Design, build on the grow?

June 1, 2010 -  By

Despite housing and economic challenges, survey shows there could be hope for design/build/installation contractors.

Nearly 50% of landscape professionals say 2010 sales are already up compared to last year.

And 20% of them expect 10% higher sales; another 11% expect 15% higher sales.

The other twist to this plot: The majority of survey respondents were landscape design/build/installation contractors and landscape design firms — companies many industry experts say are suffering from double-digit decreases in growth as a result of the recession and slumped housing market.

Now that we have your attention …

The survey results were presented during a May 20th webinar conducted by The New American Landscape Outdoor Living Channel (NALOLC).

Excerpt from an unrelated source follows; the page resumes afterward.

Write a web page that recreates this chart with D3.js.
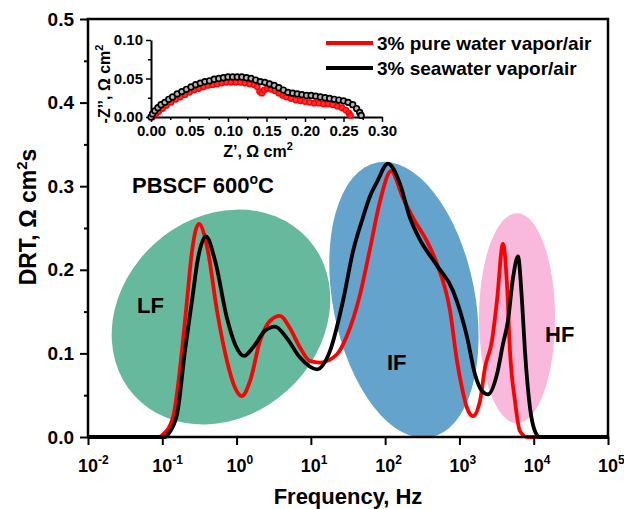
<!DOCTYPE html>
<html>
<head>
<meta charset="utf-8">
<script src="https://cdn.jsdelivr.net/npm/d3@7"></script>
<style>
    body { margin: 0; background: #fff; }
    svg { display: block; font-family: "Liberation Sans", Arial, sans-serif; font-weight: bold; }
</style>
</head>
<body>
<svg id="chart" width="624" height="509"></svg>
<script>
// DRT, 3% pure water vapor/air
var freqPure = [0.01, 0.09, 0.102, 0.139, 0.184, 0.215, 0.251, 0.312, 0.412, 0.545,
    0.743, 0.953, 1.18, 1.52, 2.07, 2.82, 3.84, 5.24, 7.14, 9.73,
    13.3, 22.5, 30.6, 45.8, 62.5, 85.3, 120, 174, 237, 366,
    499, 747, 927, 1081, 1264, 1522, 1891, 2208, 2742, 3201,
    3855, 4365, 4790, 5598, 6530, 8110, 1e5];
var drtPure = [0, 0, 0.003, 0.023, 0.103, 0.163, 0.222, 0.255, 0.222, 0.151,
    0.091, 0.059, 0.049, 0.067, 0.115, 0.139, 0.145, 0.130, 0.107, 0.091,
    0.089, 0.099, 0.121, 0.170, 0.225, 0.282, 0.318, 0.286, 0.262, 0.234,
    0.207, 0.151, 0.091, 0.059, 0.035, 0.025, 0.043, 0.083, 0.115, 0.163,
    0.231, 0.183, 0.103, 0.043, 0.007, 0, 0];

// DRT, 3% seawater vapor/air
var freqSea = [0.01, 0.11, 0.119, 0.158, 0.202, 0.251, 0.303, 0.387, 0.513, 0.743,
    0.953, 1.26, 1.66, 2.41, 3.29, 4.77, 7.14, 12.1, 18.1, 27.1,
    36.9, 50, 62.5, 77.6, 109, 158, 216, 294, 499, 819,
    1264, 1619, 2013, 2422, 3201, 3855, 4500, 5260, 6138, 6950,
    7620, 8910, 10400, 12100, 1e5];
var drtSea = [0, 0, 0.003, 0.027, 0.103, 0.163, 0.214, 0.240, 0.211, 0.142,
    0.111, 0.097, 0.107, 0.127, 0.132, 0.118, 0.095, 0.081, 0.103, 0.163,
    0.222, 0.262, 0.288, 0.305, 0.327, 0.303, 0.262, 0.236, 0.205, 0.175,
    0.120, 0.075, 0.055, 0.051, 0.075, 0.111, 0.139, 0.190, 0.216, 0.163,
    0.103, 0.035, 0.007, 0, 0];

// inset Nyquist plot
var zRePure = [0.002, 0.006, 0.010, 0.015, 0.020, 0.026, 0.032, 0.038, 0.044, 0.050,
    0.056, 0.062, 0.068, 0.074, 0.080, 0.086, 0.092, 0.098, 0.104, 0.110,
    0.116, 0.122, 0.128, 0.134, 0.138, 0.141, 0.144, 0.147, 0.151, 0.156,
    0.161, 0.166, 0.171, 0.176, 0.182, 0.188, 0.194, 0.200, 0.206, 0.212,
    0.218, 0.224, 0.230, 0.236, 0.242, 0.248, 0.253, 0.257, 0.259];
var zImPure = [0.000, 0.004, 0.007, 0.011, 0.015, 0.019, 0.023, 0.026, 0.029, 0.032,
    0.035, 0.037, 0.039, 0.041, 0.042, 0.043, 0.044, 0.045, 0.045, 0.045,
    0.045, 0.044, 0.043, 0.042, 0.039, 0.033, 0.031, 0.035, 0.037, 0.036,
    0.034, 0.031, 0.028, 0.026, 0.024, 0.022, 0.021, 0.020, 0.019, 0.018,
    0.018, 0.017, 0.017, 0.016, 0.014, 0.012, 0.009, 0.005, 0.002];
var zReSea = [0.000, 0.002, 0.005, 0.009, 0.013, 0.018, 0.023, 0.028, 0.034, 0.040,
    0.046, 0.052, 0.058, 0.064, 0.070, 0.076, 0.082, 0.088, 0.094, 0.100,
    0.106, 0.112, 0.118, 0.124, 0.130, 0.136, 0.142, 0.148, 0.154, 0.160,
    0.166, 0.172, 0.178, 0.184, 0.190, 0.196, 0.202, 0.208, 0.214, 0.220,
    0.226, 0.232, 0.238, 0.244, 0.250, 0.256, 0.262, 0.267, 0.271, 0.273];
var zImSea = [0.000, 0.004, 0.008, 0.012, 0.016, 0.019, 0.023, 0.026, 0.030, 0.033,
    0.036, 0.039, 0.042, 0.044, 0.046, 0.047, 0.049, 0.050, 0.051, 0.052,
    0.052, 0.052, 0.052, 0.051, 0.050, 0.048, 0.046, 0.045, 0.043, 0.041,
    0.038, 0.035, 0.032, 0.031, 0.030, 0.029, 0.028, 0.028, 0.027, 0.026,
    0.025, 0.024, 0.023, 0.022, 0.021, 0.019, 0.016, 0.011, 0.006, 0.002];

var xTickExp = [-2, -1, 0, 1, 2, 3, 4, 5];
var yTicks = [0, 0.1, 0.2, 0.3, 0.4, 0.5];
var insetXTicks = [0, 0.05, 0.10, 0.15, 0.20, 0.25, 0.30];
var insetYTicks = [0, 0.05, 0.10];
var seriesNames = ['3% pure water vapor/air', '3% seawater vapor/air'];

var svg = d3.select('#chart');
var x = d3.scaleLog().domain([1e-2, 1e5]).range([88, 608]);
var y = d3.scaleLinear().domain([0, 0.5]).range([437, 19]);

// coloured regions behind the curves
var regions = svg.append('g').attr('class', 'regions');
function region(f, v, rx, ry, angle, color) {
    regions.append('ellipse')
        .attr('transform', 'translate(' + x(f) + ',' + y(v) + ') rotate(' + angle + ')')
        .attr('rx', rx).attr('ry', ry)
        .attr('fill', color);
}
region(0.617, 0.1435, 117, 99, -42, '#66b99d');
region(179, 0.164, 71, 140, -11, '#63a3cc');
region(5960, 0.142, 38, 105, 0, '#f9b9dc');

var line = d3.line()
    .x(function (d) { return x(d[0]); })
    .y(function (d) { return y(d[1]); })
    .curve(d3.curveMonotoneX);

svg.append('path').datum(d3.zip(freqPure, drtPure))
    .attr('d', line).attr('fill', 'none')
    .attr('stroke', '#ff0000').attr('stroke-width', 3.8).attr('stroke-linejoin', 'round');
svg.append('path').datum(d3.zip(freqSea, drtSea))
    .attr('d', line).attr('fill', 'none')
    .attr('stroke', '#000').attr('stroke-width', 3.8).attr('stroke-linejoin', 'round');

// region labels
var notes = svg.append('g').attr('font-size', 22);
notes.append('text').attr('x', 137).attr('y', 313).text('LF');
notes.append('text').attr('x', 387).attr('y', 370).text('IF');
notes.append('text').attr('x', 545).attr('y', 342).text('HF');
var title = notes.append('text').attr('x', 132).attr('y', 193);
title.append('tspan').text('PBSCF 600');
title.append('tspan').attr('dy', -9).attr('font-size', 14).text('o');
title.append('tspan').attr('dy', 9).text('C');

// axes
var minorX = [];
for (var e = -2; e < 5; e++) {
    for (var m = 2; m < 10; m++) minorX.push(m * Math.pow(10, e));
}
var xAxis = svg.append('g').attr('transform', 'translate(0,437)');
xAxis.call(d3.axisBottom(x).tickValues(minorX).tickSize(4).tickFormat(''));
xAxis.call(d3.axisBottom(x).tickValues(xTickExp.map(function (k) { return Math.pow(10, k); })).tickSize(8).tickFormat(''));
xAxis.selectAll('.domain').remove();
xAxis.selectAll('line').attr('stroke-width', 2);

var yAxis = svg.append('g').attr('transform', 'translate(88,0)');
yAxis.call(d3.axisLeft(y).tickValues([0.05, 0.15, 0.25, 0.35, 0.45]).tickSize(4).tickFormat(''));
var yMajor = svg.append('g').attr('transform', 'translate(88,0)')
    .call(d3.axisLeft(y).tickValues(yTicks).tickSize(8).tickPadding(6).tickFormat(d3.format('.1f')));
svg.selectAll('.domain').remove();
yAxis.selectAll('line').attr('stroke-width', 2);
yMajor.selectAll('line').attr('stroke-width', 2);
yMajor.selectAll('text').attr('font-size', 19).attr('font-family', null).attr('fill', '#000');

svg.append('rect')
    .attr('x', x.range()[0]).attr('y', y.range()[1])
    .attr('width', x.range()[1] - x.range()[0]).attr('height', y.range()[0] - y.range()[1])
    .attr('fill', 'none').attr('stroke', '#000').attr('stroke-width', 2.5);

var xLabels = svg.append('g').attr('font-size', 18);
xTickExp.forEach(function (k) {
    var t = xLabels.append('text').attr('y', 472);
    t.append('tspan').text('10');
    t.append('tspan').attr('dy', -8).attr('font-size', 12).text(k);
    var w = t.node().getSubStringLength(0, 2);
    t.attr('x', x(Math.pow(10, k)) - w / 2);
});

svg.append('text').attr('x', 348).attr('y', 504)
    .attr('text-anchor', 'middle').attr('font-size', 22).text('Frequency, Hz');

var yTitle = svg.append('text')
    .attr('transform', 'translate(36,217) rotate(-90)')
    .attr('text-anchor', 'middle').attr('font-size', 23);
yTitle.append('tspan').text('DRT, \u03a9 cm');
yTitle.append('tspan').attr('dy', -9).attr('font-size', 15).text('2');
yTitle.append('tspan').attr('dy', 9).text('s');

// legend
var legend = svg.append('g').attr('font-size', 19);
[['#ff0000', 43], ['#000', 68]].forEach(function (row, i) {
    legend.append('line').attr('x1', 326).attr('x2', 373).attr('y1', row[1]).attr('y2', row[1])
        .attr('stroke', row[0]).attr('stroke-width', 4);
    legend.append('text').attr('x', 377).attr('y', row[1] + 7).text(seriesNames[i]);
});

// inset
var xi = d3.scaleLinear().domain([0, 0.30]).range([151, 382]);
var yi = d3.scaleLinear().domain([0, 0.10]).range([117, 40]);
var inset = svg.append('g').attr('class', 'inset');

var ixMinor = inset.append('g').attr('transform', 'translate(0,117)')
    .call(d3.axisBottom(xi).tickValues([0.025, 0.075, 0.125, 0.175, 0.225, 0.275]).tickSize(3).tickFormat(''));
var ixAxis = inset.append('g').attr('transform', 'translate(0,117)')
    .call(d3.axisBottom(xi).tickValues(insetXTicks).tickSize(5).tickSizeOuter(0).tickPadding(3).tickFormat(d3.format('.2f')));
var iyMinor = inset.append('g').attr('transform', 'translate(151,0)')
    .call(d3.axisLeft(yi).tickValues([0.025, 0.075]).tickSize(3).tickFormat(''));
var iyAxis = inset.append('g').attr('transform', 'translate(151,0)')
    .call(d3.axisLeft(yi).tickValues(insetYTicks).tickSize(5).tickSizeOuter(0).tickPadding(3).tickFormat(d3.format('.2f')));
ixMinor.select('.domain').remove();
iyMinor.select('.domain').remove();
inset.selectAll('.domain').attr('stroke-width', 2);
inset.selectAll('line').attr('stroke-width', 1.5);
inset.selectAll('text').attr('font-size', 15).attr('font-family', null).attr('fill', '#000');

inset.selectAll('circle.pure').data(d3.zip(zRePure, zImPure)).enter().append('circle')
    .attr('class', 'pure')
    .attr('cx', function (d) { return xi(d[0]); })
    .attr('cy', function (d) { return yi(d[1]); })
    .attr('r', 2.7).attr('fill', '#ff3030').attr('stroke', '#ff0000').attr('stroke-width', 1.4);
inset.selectAll('circle.sea').data(d3.zip(zReSea, zImSea)).enter().append('circle')
    .attr('class', 'sea')
    .attr('cx', function (d) { return xi(d[0]); })
    .attr('cy', function (d) { return yi(d[1]); })
    .attr('r', 2.8).attr('fill', '#b4b4b4').attr('stroke', '#000').attr('stroke-width', 1.7);

var ixTitle = inset.append('text').attr('x', 258).attr('y', 157)
    .attr('text-anchor', 'middle').attr('font-size', 16);
ixTitle.append('tspan').text('Z\u2019, \u03a9 cm');
ixTitle.append('tspan').attr('dy', -7).attr('font-size', 11).text('2');

var iyTitle = inset.append('text').attr('transform', 'translate(110,84) rotate(-90)')
    .attr('text-anchor', 'middle').attr('font-size', 16);
iyTitle.append('tspan').text('-Z\u2019\u2019, \u03a9 cm');
iyTitle.append('tspan').attr('dy', -7).attr('font-size', 11).text('2');
</script>
</body>
</html>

Though the majority of respondents admit business is improving (30%), many say they are undergoing challenges and changes as a result of the economy.

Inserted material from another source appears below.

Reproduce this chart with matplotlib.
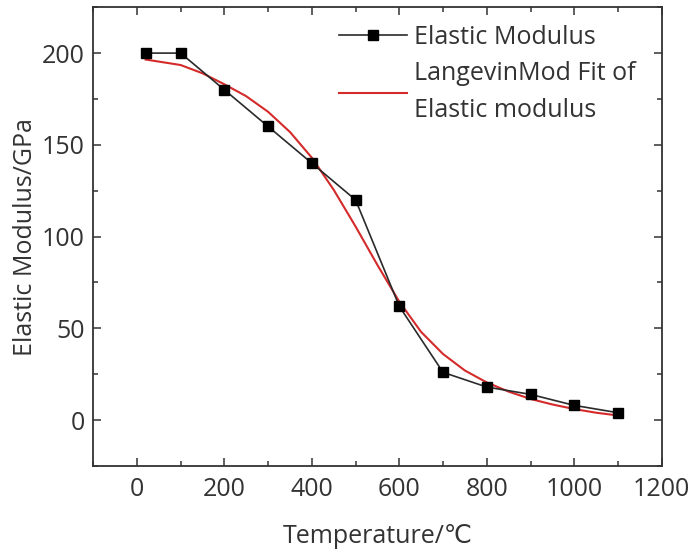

“Growth is occurring but at a slow rate reflective of overall trends in economic recovery,” says J. Gieo Pensoneault, CEO and host of the NALOLC.

But it’s still growth, and that’s a positive thing for the industry, webinar panelist and industry consultant Judy Guido says.

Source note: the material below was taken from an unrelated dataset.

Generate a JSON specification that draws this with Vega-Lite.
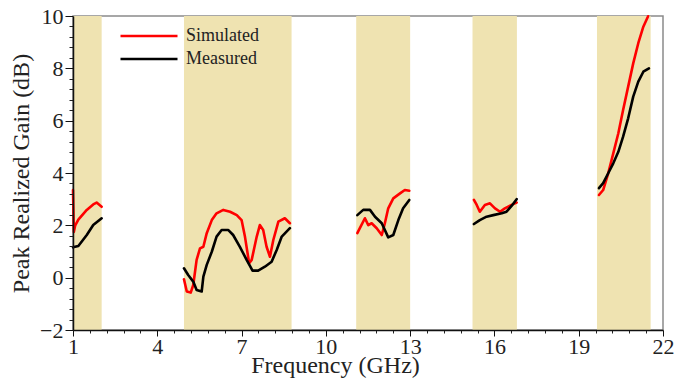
{
  "$schema": "https://vega.github.io/schema/vega-lite/v6.json",
  "width": 590,
  "height": 314,
  "autosize": {"type": "none"},
  "padding": {"left": 73, "top": 16, "right": 12, "bottom": 51},
  "background": "white",
  "config": {"view": {"stroke": "#8a8a8a", "strokeWidth": 1.5}, "font": "Liberation Serif"},
  "resolve": {"axis": {"x": "independent", "y": "independent"}},
  "datasets": {
    "bands": [
      {"start": 1, "end": 2.02},
      {"start": 4.95, "end": 8.78},
      {"start": 11.08, "end": 13.0},
      {"start": 15.22, "end": 16.8},
      {"start": 19.65, "end": 21.56}
    ],
    "gain": [
      {"f": 1.0, "g": 3.35, "s": "Simulated", "seg": 1},
      {"f": 1.03, "g": 1.75, "s": "Simulated", "seg": 1},
      {"f": 1.08, "g": 2.0, "s": "Simulated", "seg": 1},
      {"f": 1.19, "g": 2.22, "s": "Simulated", "seg": 1},
      {"f": 1.49, "g": 2.59, "s": "Simulated", "seg": 1},
      {"f": 1.72, "g": 2.8, "s": "Simulated", "seg": 1},
      {"f": 1.84, "g": 2.87, "s": "Simulated", "seg": 1},
      {"f": 2.02, "g": 2.71, "s": "Simulated", "seg": 1},
      {"f": 1.0, "g": 1.16, "s": "Measured", "seg": 1},
      {"f": 1.19, "g": 1.21, "s": "Measured", "seg": 1},
      {"f": 1.49, "g": 1.63, "s": "Measured", "seg": 1},
      {"f": 1.72, "g": 2.01, "s": "Measured", "seg": 1},
      {"f": 2.02, "g": 2.27, "s": "Measured", "seg": 1},
      {"f": 4.95, "g": -0.06, "s": "Simulated", "seg": 2},
      {"f": 5.05, "g": -0.53, "s": "Simulated", "seg": 2},
      {"f": 5.19, "g": -0.57, "s": "Simulated", "seg": 2},
      {"f": 5.28, "g": -0.28, "s": "Simulated", "seg": 2},
      {"f": 5.4, "g": 0.68, "s": "Simulated", "seg": 2},
      {"f": 5.52, "g": 1.12, "s": "Simulated", "seg": 2},
      {"f": 5.64, "g": 1.18, "s": "Simulated", "seg": 2},
      {"f": 5.76, "g": 1.7, "s": "Simulated", "seg": 2},
      {"f": 5.94, "g": 2.2, "s": "Simulated", "seg": 2},
      {"f": 6.11, "g": 2.46, "s": "Simulated", "seg": 2},
      {"f": 6.35, "g": 2.59, "s": "Simulated", "seg": 2},
      {"f": 6.59, "g": 2.52, "s": "Simulated", "seg": 2},
      {"f": 6.83, "g": 2.39, "s": "Simulated", "seg": 2},
      {"f": 7.0, "g": 2.2, "s": "Simulated", "seg": 2},
      {"f": 7.12, "g": 1.57, "s": "Simulated", "seg": 2},
      {"f": 7.27, "g": 0.55, "s": "Simulated", "seg": 2},
      {"f": 7.36, "g": 0.68, "s": "Simulated", "seg": 2},
      {"f": 7.54, "g": 1.57, "s": "Simulated", "seg": 2},
      {"f": 7.65, "g": 2.01, "s": "Simulated", "seg": 2},
      {"f": 7.77, "g": 1.82, "s": "Simulated", "seg": 2},
      {"f": 7.89, "g": 1.18, "s": "Simulated", "seg": 2},
      {"f": 8.01, "g": 0.8, "s": "Simulated", "seg": 2},
      {"f": 8.13, "g": 1.44, "s": "Simulated", "seg": 2},
      {"f": 8.31, "g": 2.14, "s": "Simulated", "seg": 2},
      {"f": 8.54, "g": 2.27, "s": "Simulated", "seg": 2},
      {"f": 8.72, "g": 2.08, "s": "Simulated", "seg": 2},
      {"f": 4.95, "g": 0.36, "s": "Measured", "seg": 2},
      {"f": 5.1, "g": 0.1, "s": "Measured", "seg": 2},
      {"f": 5.28, "g": -0.15, "s": "Measured", "seg": 2},
      {"f": 5.4, "g": -0.47, "s": "Measured", "seg": 2},
      {"f": 5.58, "g": -0.53, "s": "Measured", "seg": 2},
      {"f": 5.64, "g": 0.04, "s": "Measured", "seg": 2},
      {"f": 5.76, "g": 0.49, "s": "Measured", "seg": 2},
      {"f": 5.94, "g": 0.99, "s": "Measured", "seg": 2},
      {"f": 6.11, "g": 1.57, "s": "Measured", "seg": 2},
      {"f": 6.29, "g": 1.82, "s": "Measured", "seg": 2},
      {"f": 6.53, "g": 1.82, "s": "Measured", "seg": 2},
      {"f": 6.7, "g": 1.63, "s": "Measured", "seg": 2},
      {"f": 6.94, "g": 1.18, "s": "Measured", "seg": 2},
      {"f": 7.18, "g": 0.68, "s": "Measured", "seg": 2},
      {"f": 7.39, "g": 0.27, "s": "Measured", "seg": 2},
      {"f": 7.59, "g": 0.27, "s": "Measured", "seg": 2},
      {"f": 7.83, "g": 0.42, "s": "Measured", "seg": 2},
      {"f": 8.07, "g": 0.61, "s": "Measured", "seg": 2},
      {"f": 8.25, "g": 1.06, "s": "Measured", "seg": 2},
      {"f": 8.43, "g": 1.57, "s": "Measured", "seg": 2},
      {"f": 8.72, "g": 1.89, "s": "Measured", "seg": 2},
      {"f": 11.12, "g": 1.7, "s": "Simulated", "seg": 3},
      {"f": 11.21, "g": 1.89, "s": "Simulated", "seg": 3},
      {"f": 11.39, "g": 2.27, "s": "Simulated", "seg": 3},
      {"f": 11.51, "g": 2.01, "s": "Simulated", "seg": 3},
      {"f": 11.63, "g": 2.08, "s": "Simulated", "seg": 3},
      {"f": 11.81, "g": 1.89, "s": "Simulated", "seg": 3},
      {"f": 11.99, "g": 1.63, "s": "Simulated", "seg": 3},
      {"f": 12.1, "g": 2.08, "s": "Simulated", "seg": 3},
      {"f": 12.22, "g": 2.65, "s": "Simulated", "seg": 3},
      {"f": 12.4, "g": 3.03, "s": "Simulated", "seg": 3},
      {"f": 12.64, "g": 3.22, "s": "Simulated", "seg": 3},
      {"f": 12.81, "g": 3.35, "s": "Simulated", "seg": 3},
      {"f": 12.97, "g": 3.32, "s": "Simulated", "seg": 3},
      {"f": 11.12, "g": 2.39, "s": "Measured", "seg": 3},
      {"f": 11.33, "g": 2.59, "s": "Measured", "seg": 3},
      {"f": 11.57, "g": 2.59, "s": "Measured", "seg": 3},
      {"f": 11.75, "g": 2.33, "s": "Measured", "seg": 3},
      {"f": 11.99, "g": 2.08, "s": "Measured", "seg": 3},
      {"f": 12.22, "g": 1.54, "s": "Measured", "seg": 3},
      {"f": 12.4, "g": 1.63, "s": "Measured", "seg": 3},
      {"f": 12.58, "g": 2.2, "s": "Measured", "seg": 3},
      {"f": 12.75, "g": 2.65, "s": "Measured", "seg": 3},
      {"f": 12.97, "g": 2.97, "s": "Measured", "seg": 3},
      {"f": 15.27, "g": 2.97, "s": "Simulated", "seg": 4},
      {"f": 15.37, "g": 2.78, "s": "Simulated", "seg": 4},
      {"f": 15.48, "g": 2.52, "s": "Simulated", "seg": 4},
      {"f": 15.66, "g": 2.78, "s": "Simulated", "seg": 4},
      {"f": 15.84, "g": 2.84, "s": "Simulated", "seg": 4},
      {"f": 16.02, "g": 2.65, "s": "Simulated", "seg": 4},
      {"f": 16.2, "g": 2.52, "s": "Simulated", "seg": 4},
      {"f": 16.37, "g": 2.65, "s": "Simulated", "seg": 4},
      {"f": 16.61, "g": 2.78, "s": "Simulated", "seg": 4},
      {"f": 16.79, "g": 2.87, "s": "Simulated", "seg": 4},
      {"f": 15.27, "g": 2.05, "s": "Measured", "seg": 4},
      {"f": 15.48, "g": 2.2, "s": "Measured", "seg": 4},
      {"f": 15.72, "g": 2.33, "s": "Measured", "seg": 4},
      {"f": 15.96, "g": 2.39, "s": "Measured", "seg": 4},
      {"f": 16.26, "g": 2.46, "s": "Measured", "seg": 4},
      {"f": 16.43, "g": 2.52, "s": "Measured", "seg": 4},
      {"f": 16.61, "g": 2.74, "s": "Measured", "seg": 4},
      {"f": 16.79, "g": 3.0, "s": "Measured", "seg": 4},
      {"f": 19.72, "g": 3.16, "s": "Simulated", "seg": 5},
      {"f": 19.87, "g": 3.35, "s": "Simulated", "seg": 5},
      {"f": 20.05, "g": 3.99, "s": "Simulated", "seg": 5},
      {"f": 20.23, "g": 4.75, "s": "Simulated", "seg": 5},
      {"f": 20.41, "g": 5.52, "s": "Simulated", "seg": 5},
      {"f": 20.58, "g": 6.41, "s": "Simulated", "seg": 5},
      {"f": 20.76, "g": 7.3, "s": "Simulated", "seg": 5},
      {"f": 20.94, "g": 8.19, "s": "Simulated", "seg": 5},
      {"f": 21.12, "g": 8.96, "s": "Simulated", "seg": 5},
      {"f": 21.3, "g": 9.59, "s": "Simulated", "seg": 5},
      {"f": 21.47, "g": 9.99, "s": "Simulated", "seg": 5},
      {"f": 19.72, "g": 3.42, "s": "Measured", "seg": 5},
      {"f": 19.87, "g": 3.61, "s": "Measured", "seg": 5},
      {"f": 20.05, "g": 3.99, "s": "Measured", "seg": 5},
      {"f": 20.23, "g": 4.37, "s": "Measured", "seg": 5},
      {"f": 20.41, "g": 4.81, "s": "Measured", "seg": 5},
      {"f": 20.58, "g": 5.39, "s": "Measured", "seg": 5},
      {"f": 20.76, "g": 6.09, "s": "Measured", "seg": 5},
      {"f": 20.94, "g": 6.92, "s": "Measured", "seg": 5},
      {"f": 21.12, "g": 7.49, "s": "Measured", "seg": 5},
      {"f": 21.3, "g": 7.87, "s": "Measured", "seg": 5},
      {"f": 21.5, "g": 8.0, "s": "Measured", "seg": 5}
    ]
  },
  "layer": [
    {
      "data": {"name": "bands"},
      "mark": {"type": "rect", "color": "#EFE3B1"},
      "encoding": {
        "x": {
          "field": "start", "type": "quantitative",
          "scale": {"domain": [1, 22], "nice": false, "zero": false},
          "axis": {"orient": "bottom", "title": null, "labels": false, "domain": false, "grid": false, "tickSize": 3, "tickColor": "#222", "zindex": 1,
            "values": [1.6, 2.2, 2.8, 3.4, 4.6, 5.2, 5.8, 6.4, 7.6, 8.2, 8.8, 9.4, 10.6, 11.2, 11.8, 12.4, 13.6, 14.2, 14.8, 15.4, 16.6, 17.2, 17.8, 18.4, 19.6, 20.2, 20.8, 21.4]}
        },
        "x2": {"field": "end"},
        "y": {
          "datum": -2, "type": "quantitative",
          "scale": {"domain": [-2, 10], "nice": false, "zero": false},
          "axis": {"orient": "left", "title": null, "labels": false, "domain": false, "grid": false, "tickSize": 4, "tickColor": "#222", "zindex": 1,
            "values": [-1.6, -1.2, -0.8, -0.4, 0.4, 0.8, 1.2, 1.6, 2.4, 2.8, 3.2, 3.6, 4.4, 4.8, 5.2, 5.6, 6.4, 6.8, 7.2, 7.6, 8.4, 8.8, 9.2, 9.6]}
        },
        "y2": {"datum": 10}
      }
    },
    {
      "data": {"name": "gain"},
      "mark": {"type": "line", "strokeWidth": 2.6, "strokeCap": "round", "strokeJoin": "round"},
      "encoding": {
        "x": {
          "field": "f", "type": "quantitative",
          "axis": {"orient": "bottom", "title": "Frequency (GHz)", "values": [1, 4, 7, 10, 13, 16, 19, 22],
            "tickSize": 6, "tickColor": "#111", "domainColor": "#111", "domainWidth": 1.5, "grid": false, "zindex": 1,
            "labelFont": "Liberation Serif", "labelFontSize": 22, "labelColor": "#222", "labelBaseline": "alphabetic", "labelPadding": 17, "labelFlush": false, "labelOverlap": false,
            "titleFont": "Liberation Serif", "titleFontSize": 24, "titleFontWeight": "normal", "titleColor": "#222",
            "titleX": 262, "titleY": 42, "titleBaseline": "alphabetic", "titleAlign": "center"}
        },
        "y": {
          "field": "g", "type": "quantitative",
          "axis": {"orient": "left", "title": "Peak Realized Gain (dB)", "values": [-2, 0, 2, 4, 6, 8, 10],
            "tickSize": 8, "tickColor": "#111", "domainColor": "#111", "domainWidth": 1.5, "grid": false, "zindex": 1,
            "labelFont": "Liberation Serif", "labelFontSize": 22, "labelColor": "#222", "labelPadding": 2, "labelFlush": false, "labelOverlap": false,
            "titleFont": "Liberation Serif", "titleFontSize": 24, "titleFontWeight": "normal", "titleColor": "#222", "titlePadding": 6}
        },
        "color": {
          "field": "s", "type": "nominal",
          "scale": {"domain": ["Simulated", "Measured"], "range": ["#ff0000", "#000000"]},
          "legend": {"orient": "none", "legendX": 67, "legendY": 11, "title": null,
            "symbolType": "M-5.7,0H5.7", "symbolSize": 100, "symbolStrokeWidth": 2.6,
            "labelFont": "Liberation Serif", "labelFontSize": 18, "labelColor": "#222", "labelOffset": 28, "rowPadding": 5}
        },
        "detail": {"field": "seg", "type": "nominal"}
      }
    }
  ]
}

Pensoneault also highlighted the economies of three separate states to show varying degrees of progress. California is showing good signs of growth as it emerges out of the recession, he says, citing a recent Wells Fargo Economic Outlook.

Colorado is also recovering but lagging behind a bit because the oil and gas industry is one of the state’s larger forces of economic growth.

Florida will be one of the slowest states to come out of the recession. Pensoneault said the Sunshine state’s economy has been based on people moving in, but for the first time since World War II, there are more people moving out.

What can landscape professionals do with this information? Pensoneault suggests the following:

Adapt to the realities of business.

Maintain a lean and mean approach to operations.

Invest in marketing to capture growth as it returns to the marketplace.

Demand a return-on-investment approach in all expenditures.

Invest in education during this slower business cycle.

Guido adds: “It’s pretty interesting that all of the things suggested are things you should be doing regardless of whether it’s a good or bad economy.”